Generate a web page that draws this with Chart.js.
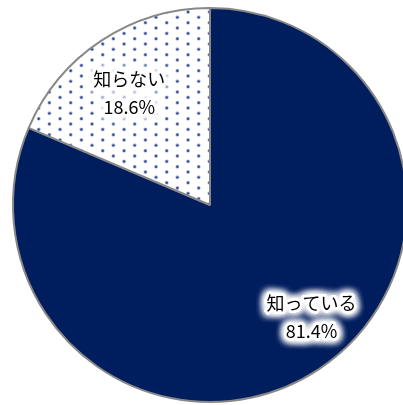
<!DOCTYPE html>
<html>
<head>
<meta charset="utf-8">
<script src="https://cdn.jsdelivr.net/npm/chart.js@4"></script>
<style>
    html, body { margin: 0; padding: 0; background: #fff; overflow: hidden; }
    #wrap { width: 403px; height: 405px; overflow: hidden; }
</style>
</head>
<body>
<div id="wrap">
    <canvas id="pieChart" width="420" height="410"></canvas>
</div>
<script>
// Chart data
const categories = ['知っている', '知らない'];
const shares = [81.4, 18.6];
const valueLabels = ['81.4%', '18.6%'];

// Dotted pattern for the small slice
function makeDotPattern(ctx) {
    const tile = document.createElement('canvas');
    tile.width = 64;
    tile.height = 32;
    const t = tile.getContext('2d');
    t.fillStyle = '#ffffff';
    t.fillRect(0, 0, 64, 32);
    const px = 64 / 3, py = 32 / 3;
    for (let i = -1; i < 4; i++) {
        for (let j = -1; j < 4; j++) {
            [[17.4, 1.4], [6.7, 6.7]].forEach(([ox, oy]) => {
                const cx = ox + i * px, cy = oy + j * py;
                t.fillStyle = 'rgba(90, 120, 185, 0.45)';
                t.beginPath();
                t.arc(cx, cy, 2.0, 0, Math.PI * 2);
                t.fill();
                t.fillStyle = '#2c4c96';
                t.beginPath();
                t.arc(cx, cy, 1.2, 0, Math.PI * 2);
                t.fill();
            });
        }
    }
    return ctx.createPattern(tile, 'repeat');
}

// Labels with a white glow, placed inside each slice
const sliceLabels = {
    id: 'sliceLabels',
    afterDatasetsDraw(chart, args, opts) {
        const ctx = chart.ctx;
        const arcs = chart.getDatasetMeta(0).data;
        arcs.forEach((arc, i) => {
            const mid = (arc.startAngle + arc.endAngle) / 2 + opts.angleShift[i] * Math.PI / 180;
            const r = arc.outerRadius * opts.radiusFrac[i];
            const x = arc.x + Math.cos(mid) * r;
            const y = arc.y + Math.sin(mid) * r;
            const lines = [categories[i], valueLabels[i]];
            ctx.save();
            ctx.font = '18px "Noto Sans CJK JP", sans-serif';
            ctx.textAlign = 'center';
            ctx.textBaseline = 'middle';
            lines.forEach((txt, k) => {
                const ly = y + (k === 0 ? -14 : 14);
                ctx.shadowColor = '#ffffff';
                ctx.shadowBlur = 9;
                ctx.fillStyle = '#ffffff';
                ctx.strokeStyle = '#ffffff';
                ctx.lineWidth = 5;
                ctx.lineJoin = 'round';
                for (let n = 0; n < 4; n++) {
                    ctx.strokeText(txt, x, ly);
                    ctx.fillText(txt, x, ly);
                }
                ctx.shadowBlur = 0;
                ctx.shadowColor = 'transparent';
                ctx.fillStyle = '#000000';
                ctx.fillText(txt, x, ly);
            });
            ctx.restore();
        });
    }
};

document.addEventListener('DOMContentLoaded', () => {
    const canvas = document.getElementById('pieChart');
    const ctx = canvas.getContext('2d');

    new Chart(ctx, {
        type: 'pie',
        data: {
            labels: categories,
            datasets: [{
                data: shares,
                backgroundColor: ['#001d5e', makeDotPattern(ctx)],
                borderColor: '#888888',
                borderWidth: 2
            }]
        },
        options: {
            responsive: false,
            animation: false,
            radius: 197,
            layout: { padding: 0 },
            plugins: {
                legend: { display: false },
                tooltip: { enabled: false },
                sliceLabels: {
                    angleShift: [-8.7, -2.4],
                    radiusFrac: [0.767, 0.70]
                }
            }
        },
        plugins: [sliceLabels]
    });
});
</script>
</body>
</html>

──────────────────────────────

# Work instructions
Restate the data above exactly, stripping out each image.

# Written solution
Generate a web page that draws this with Chart.js.
<!DOCTYPE html>
<html>
<head>
<meta charset="utf-8">
<script src="https://cdn.jsdelivr.net/npm/chart.js@4"></script>
<style>
    html, body { margin: 0; padding: 0; background: #fff; overflow: hidden; }
    #wrap { width: 403px; height: 405px; overflow: hidden; }
</style>
</head>
<body>
<div id="wrap">
    <canvas id="pieChart" width="420" height="410"></canvas>
</div>
<script>
// Chart data
const categories = ['知っている', '知らない'];
const shares = [81.4, 18.6];
const valueLabels = ['81.4%', '18.6%'];

// Dotted pattern for the small slice
function makeDotPattern(ctx) {
    const tile = document.createElement('canvas');
    tile.width = 64;
    tile.height = 32;
    const t = tile.getContext('2d');
    t.fillStyle = '#ffffff';
    t.fillRect(0, 0, 64, 32);
    const px = 64 / 3, py = 32 / 3;
    for (let i = -1; i < 4; i++) {
        for (let j = -1; j < 4; j++) {
            [[17.4, 1.4], [6.7, 6.7]].forEach(([ox, oy]) => {
                const cx = ox + i * px, cy = oy + j * py;
                t.fillStyle = 'rgba(90, 120, 185, 0.45)';
                t.beginPath();
                t.arc(cx, cy, 2.0, 0, Math.PI * 2);
                t.fill();
                t.fillStyle = '#2c4c96';
                t.beginPath();
                t.arc(cx, cy, 1.2, 0, Math.PI * 2);
                t.fill();
            });
        }
    }
    return ctx.createPattern(tile, 'repeat');
}

// Labels with a white glow, placed inside each slice
const sliceLabels = {
    id: 'sliceLabels',
    afterDatasetsDraw(chart, args, opts) {
        const ctx = chart.ctx;
        const arcs = chart.getDatasetMeta(0).data;
        arcs.forEach((arc, i) => {
            const mid = (arc.startAngle + arc.endAngle) / 2 + opts.angleShift[i] * Math.PI / 180;
            const r = arc.outerRadius * opts.radiusFrac[i];
            const x = arc.x + Math.cos(mid) * r;
            const y = arc.y + Math.sin(mid) * r;
            const lines = [categories[i], valueLabels[i]];
            ctx.save();
            ctx.font = '18px "Noto Sans CJK JP", sans-serif';
            ctx.textAlign = 'center';
            ctx.textBaseline = 'middle';
            lines.forEach((txt, k) => {
                const ly = y + (k === 0 ? -14 : 14);
                ctx.shadowColor = '#ffffff';
                ctx.shadowBlur = 9;
                ctx.fillStyle = '#ffffff';
                ctx.strokeStyle = '#ffffff';
                ctx.lineWidth = 5;
                ctx.lineJoin = 'round';
                for (let n = 0; n < 4; n++) {
                    ctx.strokeText(txt, x, ly);
                    ctx.fillText(txt, x, ly);
                }
                ctx.shadowBlur = 0;
                ctx.shadowColor = 'transparent';
                ctx.fillStyle = '#000000';
                ctx.fillText(txt, x, ly);
            });
            ctx.restore();
        });
    }
};

document.addEventListener('DOMContentLoaded', () => {
    const canvas = document.getElementById('pieChart');
    const ctx = canvas.getContext('2d');

    new Chart(ctx, {
        type: 'pie',
        data: {
            labels: categories,
            datasets: [{
                data: shares,
                backgroundColor: ['#001d5e', makeDotPattern(ctx)],
                borderColor: '#888888',
                borderWidth: 2
            }]
        },
        options: {
            responsive: false,
            animation: false,
            radius: 197,
            layout: { padding: 0 },
            plugins: {
                legend: { display: false },
                tooltip: { enabled: false },
                sliceLabels: {
                    angleShift: [-8.7, -2.4],
                    radiusFrac: [0.767, 0.70]
                }
            }
        },
        plugins: [sliceLabels]
    });
});
</script>
</body>
</html>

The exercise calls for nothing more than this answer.